Wherever the word "size" shows up in a line, please copy that line.

» DATASET EXTRACT
-=-=-=-=-

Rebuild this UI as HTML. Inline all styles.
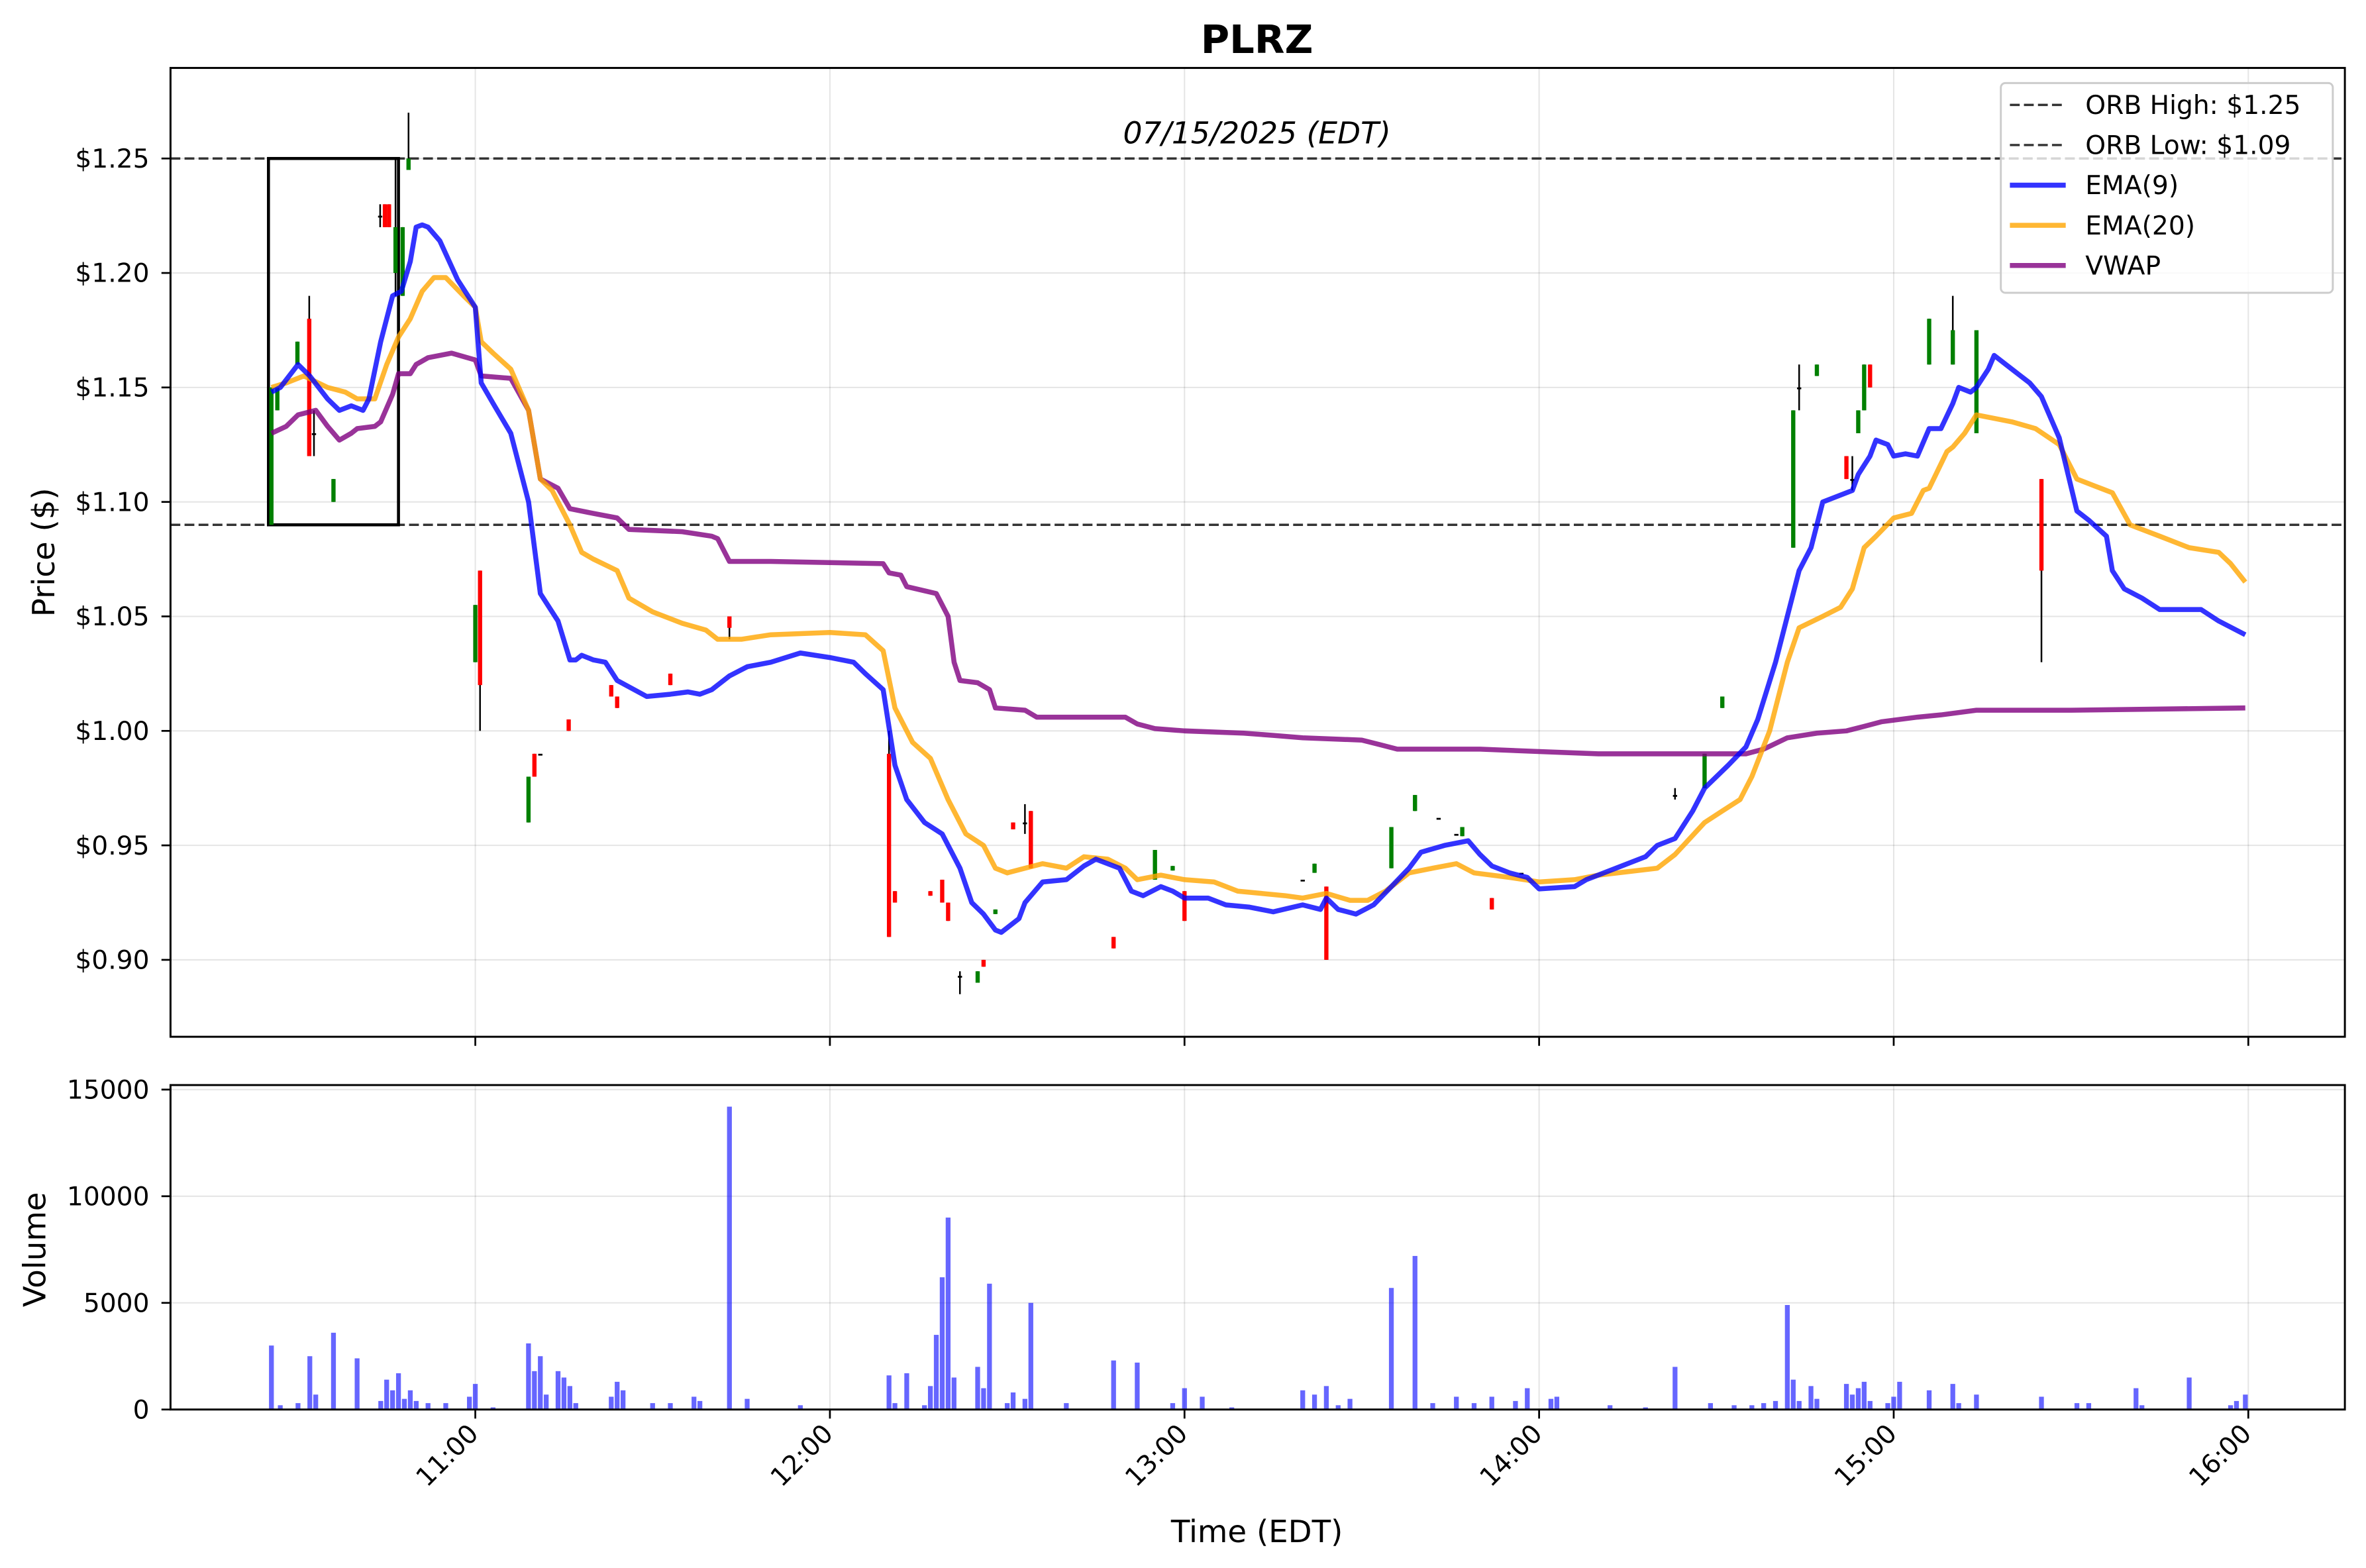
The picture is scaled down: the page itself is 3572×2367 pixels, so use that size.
<!DOCTYPE html>
<html><head><meta charset="utf-8"><style>
html,body{margin:0;padding:0;background:#fff}
svg{display:block;font-family:"DejaVu Sans","Liberation Sans",sans-serif}
</style></head><body>
<svg id="chart" width="3572" height="2367" viewBox="0 0 1568 1039" xmlns="http://www.w3.org/2000/svg">
<rect x="0" y="0" width="1568" height="1039" fill="#fff"/>
<g id="g"></g>
</svg>
<script>
// Candles: minutes after 10:00, open, close, high, low
const cT=[25.5,26.5,29.9,31.9,32.7,36,43.9,44.7,45.4,46.5,47.7,48.7,60,60.8,69,70,71,75.8,83,84,93,103,130,131,137,139,140,142,145,146,148,151,153,154,168,175,178,180,200,202,204,215,219,223,226,227,232,237,263,268,271,283,284,287,292,293,294,295,296,306,310,314,325];
const cO=[1.09,1.14,1.16,1.18,1.13,1.10,1.225,1.23,1.23,1.20,1.19,1.245,1.03,1.07,0.96,0.99,0.99,1.005,1.02,1.015,1.025,1.05,0.99,0.93,0.93,0.935,0.925,0.893,0.89,0.9,0.92,0.96,0.96,0.965,0.91,0.935,0.939,0.93,0.935,0.938,0.932,0.94,0.965,0.962,0.955,0.954,0.927,0.938,0.972,0.975,1.01,1.08,1.15,1.155,1.12,1.11,1.13,1.14,1.16,1.16,1.16,1.13,1.11];
const cC=[1.15,1.15,1.17,1.12,1.13,1.11,1.225,1.22,1.22,1.22,1.22,1.25,1.055,1.02,0.98,0.98,0.99,1.0,1.015,1.01,1.02,1.045,0.91,0.925,0.928,0.925,0.917,0.893,0.895,0.897,0.922,0.957,0.96,0.94,0.905,0.948,0.941,0.917,0.935,0.942,0.90,0.958,0.972,0.962,0.955,0.958,0.922,0.938,0.972,0.99,1.015,1.14,1.15,1.16,1.11,1.11,1.14,1.16,1.15,1.18,1.175,1.175,1.07];
const cH=[1.15,1.15,1.17,1.19,1.14,1.11,1.23,1.23,1.23,1.25,1.22,1.27,1.055,1.07,0.98,0.99,0.99,1.005,1.02,1.015,1.025,1.05,1.0,0.93,0.93,0.935,0.925,0.895,0.895,0.9,0.922,0.96,0.968,0.965,0.91,0.948,0.941,0.93,0.935,0.942,0.932,0.958,0.972,0.962,0.955,0.958,0.927,0.938,0.975,0.99,1.015,1.14,1.16,1.16,1.12,1.12,1.14,1.16,1.16,1.18,1.19,1.175,1.11];
const cL=[1.09,1.14,1.16,1.12,1.12,1.10,1.22,1.22,1.22,1.19,1.19,1.245,1.03,1.0,0.96,0.98,0.99,1.0,1.015,1.01,1.02,1.04,0.91,0.925,0.928,0.925,0.917,0.885,0.89,0.897,0.92,0.957,0.955,0.94,0.905,0.935,0.939,0.917,0.935,0.938,0.90,0.94,0.965,0.962,0.955,0.954,0.922,0.938,0.97,0.975,1.01,1.08,1.14,1.155,1.11,1.105,1.13,1.14,1.15,1.16,1.16,1.13,1.03];
const e9T=[25.5,27,30,32,35,37,39,41,42,44,46,47.5,49,50,51,52,54,57,60,61,63,66,69,71,74,76,77,78,80,82,84,89,93,96,98,100,103,106,110,115,120,124,126,129,131,133,136,139,142,144,146,148,149,152,153,156,160,163,165,169,171,173,176,178,180,184,187,191,195,200,203,204,206,209,212,215,218,220,224,228,230,232,235,238,240,246,248,258,260,263,266,268,272,275,277,280,282,284,286,288,293,294,296,297,299,300,302,304,306,308,310,311,313,314,316,317,320,323,325,328,331,333,336,337,339,342,345,350,352,355,359.5];
const e9V=[1.148,1.15,1.16,1.155,1.145,1.14,1.142,1.14,1.145,1.17,1.19,1.192,1.205,1.22,1.221,1.22,1.214,1.197,1.185,1.152,1.143,1.13,1.10,1.06,1.048,1.031,1.031,1.033,1.031,1.03,1.022,1.015,1.016,1.017,1.016,1.018,1.024,1.028,1.03,1.034,1.032,1.03,1.025,1.018,0.985,0.97,0.96,0.955,0.94,0.925,0.92,0.913,0.912,0.918,0.925,0.934,0.935,0.941,0.944,0.94,0.93,0.928,0.932,0.93,0.927,0.927,0.924,0.923,0.921,0.924,0.922,0.927,0.922,0.92,0.924,0.932,0.94,0.947,0.95,0.952,0.946,0.941,0.938,0.936,0.931,0.932,0.935,0.945,0.95,0.953,0.965,0.975,0.985,0.993,1.005,1.03,1.05,1.07,1.08,1.10,1.105,1.112,1.12,1.127,1.125,1.12,1.121,1.12,1.132,1.132,1.143,1.15,1.148,1.15,1.158,1.164,1.158,1.152,1.146,1.128,1.096,1.092,1.085,1.07,1.062,1.058,1.053,1.053,1.053,1.048,1.042];
const e20T=[25.5,28,31,35,38,40,43,45,47,49,51,53,55,58,60,61,63,66,69,71,73,76,78,80,84,86,90,95,99,101,105,110,120,126,129,131,134,137,140,143,146,148,150,153,156,160,163,167,170,172,176,180,185,189,193,197,200,204,208,211,214,218,222,226,229,235,240,246,250,260,263,268,271,274,276,279,280,282,284,288,291,293,295,297,300,303,305,306,309,310,312,314,320,324,328,331,334,337,340,345,350,355,357,359.5];
const e20V=[1.15,1.152,1.155,1.15,1.148,1.145,1.145,1.16,1.172,1.18,1.192,1.198,1.198,1.19,1.185,1.17,1.165,1.158,1.14,1.11,1.105,1.09,1.078,1.075,1.07,1.058,1.052,1.047,1.044,1.04,1.04,1.042,1.043,1.042,1.035,1.01,0.995,0.988,0.97,0.955,0.95,0.94,0.938,0.94,0.942,0.94,0.945,0.944,0.94,0.935,0.937,0.935,0.934,0.93,0.929,0.928,0.927,0.929,0.926,0.926,0.93,0.938,0.94,0.942,0.938,0.936,0.934,0.935,0.937,0.94,0.946,0.96,0.965,0.97,0.98,1.0,1.01,1.03,1.045,1.05,1.054,1.062,1.08,1.085,1.093,1.095,1.105,1.106,1.122,1.124,1.13,1.138,1.135,1.132,1.125,1.11,1.107,1.104,1.09,1.085,1.08,1.078,1.073,1.065];
const vwT=[25.5,28,30,33,35,37,39,40,43,44,46,47,49,50,52,56,60,61,66,69,71,74,76,80,84,86,95,100,101,103,110,129,130,132,133,138,140,141,142,145,147,148,153,155,170,172,175,180,190,195,200,210,213,216,230,240,250,275,278,282,287,292,295,298,304,308,314,330,359.5];
const vwV=[1.13,1.133,1.138,1.14,1.133,1.127,1.13,1.132,1.133,1.135,1.147,1.156,1.156,1.16,1.163,1.165,1.162,1.155,1.154,1.14,1.11,1.106,1.097,1.095,1.093,1.088,1.087,1.085,1.084,1.074,1.074,1.073,1.069,1.068,1.063,1.06,1.05,1.03,1.022,1.021,1.018,1.01,1.009,1.006,1.006,1.003,1.001,1.0,0.999,0.998,0.997,0.996,0.994,0.992,0.992,0.991,0.990,0.990,0.992,0.997,0.999,1.0,1.002,1.004,1.006,1.007,1.009,1.009,1.01];
const vT=[25.5,27,30,32,33,36,40,44,45,46,47,48,49,50,52,55,59,60,63,69,70,71,72,74,75,76,77,83,84,85,90,93,97,98,103,106,115,130,131,133,136,137,138,139,140,141,145,146,147,150,151,153,154,160,168,172,178,180,183,188,200,202,204,206,208,215,219,222,226,229,232,236,238,242,243,252,258,263,269,273,276,278,280,282,283,284,286,287,292,293,294,295,296,299,300,301,306,310,311,314,325,331,333,341,342,350,357,358,359.5];
const vV=[3000,200,300,2500,700,3600,2400,400,1400,900,1700,500,900,400,300,300,600,1200,100,3100,1800,2500,700,1800,1500,1100,300,600,1300,900,300,300,600,400,14200,500,200,1600,300,1700,200,1100,3500,6200,9000,1500,2000,1000,5900,300,800,500,5000,300,2300,2200,300,1000,600,100,900,700,1100,200,500,5700,7200,300,600,300,600,400,1000,500,600,200,100,2000,300,200,200,300,400,4900,1400,400,1100,500,1200,700,1000,1300,400,300,600,1300,900,1200,300,700,600,300,300,1000,200,1500,200,400,700];
const yTicks=[0.90,0.95,1.00,1.05,1.10,1.15,1.20,1.25];
const vTicks=[0,5000,10000,15000];
const xTicks=[60,120,180,240,300,360];
const xLabels=["11:00","12:00","13:00","14:00","15:00","16:00"];
const orbHigh=1.25, orbLow=1.09;

const NS="http://www.w3.org/2000/svg";
const g=document.getElementById('g');
function mk(tag,attrs,parent,txt){const e=document.createElementNS(NS,tag);for(const k in attrs)e.setAttribute(k,attrs[k]);if(txt!==undefined)e.textContent=txt;(parent||g).appendChild(e);return e;}
const L=113,R=1554,PT=45,PB=687,VT=719,VB=934;
const X=m=>315+(m-60)*235/60;
const Y=v=>105+(1.25-v)*1517.2;
const YV=v=>934-v*(212/15000);
const FS=17.2;
const DASH='6.5,2.8';

// grids
const grid=mk('g',{});

xTicks.forEach(t=>{mk('line',{x1:X(t),x2:X(t),y1:PT,y2:PB,stroke:'#000','stroke-opacity':0.1,'stroke-width':0.9},grid);mk('line',{x1:X(t),x2:X(t),y1:VT,y2:VB,stroke:'#000','stroke-opacity':0.1,'stroke-width':0.9},grid);});
yTicks.forEach(t=>mk('line',{x1:L,x2:R,y1:Y(t),y2:Y(t),stroke:'#000','stroke-opacity':0.1,'stroke-width':0.9},grid));
vTicks.forEach(t=>mk('line',{x1:L,x2:R,y1:YV(t),y2:YV(t),stroke:'#000','stroke-opacity':0.1,'stroke-width':0.9},grid));

// ORB lines
let e=mk('line',{x1:L,x2:R,y1:Y(orbHigh),y2:Y(orbHigh),stroke:'#333','stroke-width':1.5,'stroke-dasharray':DASH});

e=mk('line',{x1:L,x2:R,y1:Y(orbLow),y2:Y(orbLow),stroke:'#333','stroke-width':1.5,'stroke-dasharray':DASH});

e=mk('rect',{x:X(25),y:Y(orbHigh),width:X(47)-X(25),height:Y(orbLow)-Y(orbHigh),fill:'none',stroke:'#000','stroke-width':2});


// candles
const cg=mk('g',{});
cT.forEach((t,i)=>{const x=X(t);const col=cC[i]>cO[i]?'green':(cC[i]<cO[i]?'red':'black');
const w=mk('line',{x1:x,x2:x,y1:Y(cH[i]),y2:Y(cL[i]),stroke:'#000','stroke-width':1.1},cg);

const top=Math.min(Y(cO[i]),Y(cC[i]));const h=Math.max(1.2,Math.abs(Y(cO[i])-Y(cC[i])));
const b=mk('rect',{x:x-1.4,y:top,width:2.8,height:h,fill:col},cg);
});

function line(T,V,color,name,alpha){const d=T.map((t,i)=>(i?'L':'M')+X(t).toFixed(1)+','+Y(V[i]).toFixed(1)).join('');
const p=mk('path',{d:d,fill:'none',stroke:color,'stroke-width':3.3,'stroke-opacity':alpha,'stroke-linejoin':'round'});
}
line(vwT,vwV,'#800080','vwap-line',0.8);
line(e20T,e20V,'#ffa500','ema20-line',0.8);
line(e9T,e9V,'#0000ff','ema9-line',0.8);

// volume bars
const vg=mk('g',{});
vT.forEach((t,i)=>{const r=mk('rect',{x:X(t)-1.6,y:YV(vV[i]),width:3.2,height:YV(0)-YV(vV[i]),fill:'#0000ff','fill-opacity':0.6},vg);
});

// frames
e=mk('rect',{x:L,y:PT,width:R-L,height:PB-PT,fill:'none',stroke:'#000','stroke-width':1.3});

e=mk('rect',{x:L,y:VT,width:R-L,height:VB-VT,fill:'none',stroke:'#000','stroke-width':1.3});


// ticks
yTicks.forEach(t=>{mk('line',{x1:L-6,x2:L,y1:Y(t),y2:Y(t),stroke:'#000','stroke-width':1.2});
const tx=mk('text',{x:L-14,y:Y(t)+6,'text-anchor':'end','font-size':FS},g,'$'+t.toFixed(2));
});
vTicks.forEach(t=>{mk('line',{x1:L-6,x2:L,y1:YV(t),y2:YV(t),stroke:'#000','stroke-width':1.2});
const tx=mk('text',{x:L-14,y:YV(t)+6,'text-anchor':'end','font-size':FS},g,String(t));
});
xTicks.forEach((t,i)=>{mk('line',{x1:X(t),x2:X(t),y1:PB,y2:PB+6,stroke:'#000','stroke-width':1.2});
mk('line',{x1:X(t),x2:X(t),y1:VB,y2:VB+6,stroke:'#000','stroke-width':1.2});
const x=X(t)+3,y=VB+17;
const tx=mk('text',{x:x,y:y,'text-anchor':'end','font-size':FS,transform:`rotate(-45 ${x} ${y})`},g,xLabels[i]);
});
</script>
<script>
// static text
(function(){const s=document.getElementById('g');const NS="http://www.w3.org/2000/svg";
function t(a,txt,name){const e=document.createElementNS(NS,'text');for(const k in a)e.setAttribute(k,a[k]);e.textContent=txt;


s.appendChild(e);return e;}
t({x:833,y:35,'text-anchor':'middle','font-size':26,'font-weight':'bold'},'PLRZ','chart-title');
t({x:833,y:95,'text-anchor':'middle','font-size':20,'font-style':'italic'},'07/15/2025 (EDT)','date-label');
t({x:36,y:366,'text-anchor':'middle','font-size':20.5,transform:'rotate(-90 36 366)'},'Price ($)','y-axis-title');
t({x:30,y:828,'text-anchor':'middle','font-size':20.5,transform:'rotate(-90 30 828)'},'Volume','volume-axis-title');
t({x:833,y:1022,'text-anchor':'middle','font-size':20.5},'Time (EDT)','x-axis-title');
// legend
const lg=document.createElementNS(NS,'g');


s.appendChild(lg);
const box=document.createElementNS(NS,'rect');
[['x',1326],['y',55],['width',220],['height',139],['rx',3],['fill','#fff'],['fill-opacity',0.8],['stroke','#ccc'],['stroke-width',1.3]].forEach(p=>box.setAttribute(p[0],p[1]));
lg.appendChild(box);
const items=[['ORB High: $1.25','#333','dash'],['ORB Low: $1.09','#333','dash'],['EMA(9)','rgba(0,0,255,0.8)','solid'],['EMA(20)','rgba(255,165,0,0.8)','solid'],['VWAP','rgba(128,0,128,0.8)','solid']];
items.forEach((it,i)=>{const y=69.5+i*26.6;
const ln=document.createElementNS(NS,'line');
ln.setAttribute('x1',1332);ln.setAttribute('x2',1369);ln.setAttribute('y1',y);ln.setAttribute('y2',y);
ln.setAttribute('stroke',it[1]);ln.setAttribute('stroke-width',it[2]=='dash'?1.5:3.3);
if(it[2]=='dash')ln.setAttribute('stroke-dasharray','6.5,2.8');
lg.appendChild(ln);
const tx=document.createElementNS(NS,'text');
tx.setAttribute('x',1382);tx.setAttribute('y',y+6);tx.setAttribute('font-size',17.2);tx.textContent=it[0];


lg.appendChild(tx);});
})();
</script>
</body></html>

-=-=-=-=-

» THE RESPONSE
The picture is scaled down: the page itself is 3572×2367 pixels, so use that size.
const tx=mk('text',{x:L-14,y:Y(t)+6,'text-anchor':'end','font-size':FS},g,'$'+t.toFixed(2));
const tx=mk('text',{x:L-14,y:YV(t)+6,'text-anchor':'end','font-size':FS},g,String(t));
const tx=mk('text',{x:x,y:y,'text-anchor':'end','font-size':FS,transform:`rotate(-45 ${x} ${y})`},g,xLabels[i]);
t({x:833,y:35,'text-anchor':'middle','font-size':26,'font-weight':'bold'},'PLRZ','chart-title');
t({x:833,y:95,'text-anchor':'middle','font-size':20,'font-style':'italic'},'07/15/2025 (EDT)','date-label');
t({x:36,y:366,'text-anchor':'middle','font-size':20.5,transform:'rotate(-90 36 366)'},'Price ($)','y-axis-title');
t({x:30,y:828,'text-anchor':'middle','font-size':20.5,transform:'rotate(-90 30 828)'},'Volume','volume-axis-title');
t({x:833,y:1022,'text-anchor':'middle','font-size':20.5},'Time (EDT)','x-axis-title');
tx.setAttribute('x',1382);tx.setAttribute('y',y+6);tx.setAttribute('font-size',17.2);tx.textContent=it[0];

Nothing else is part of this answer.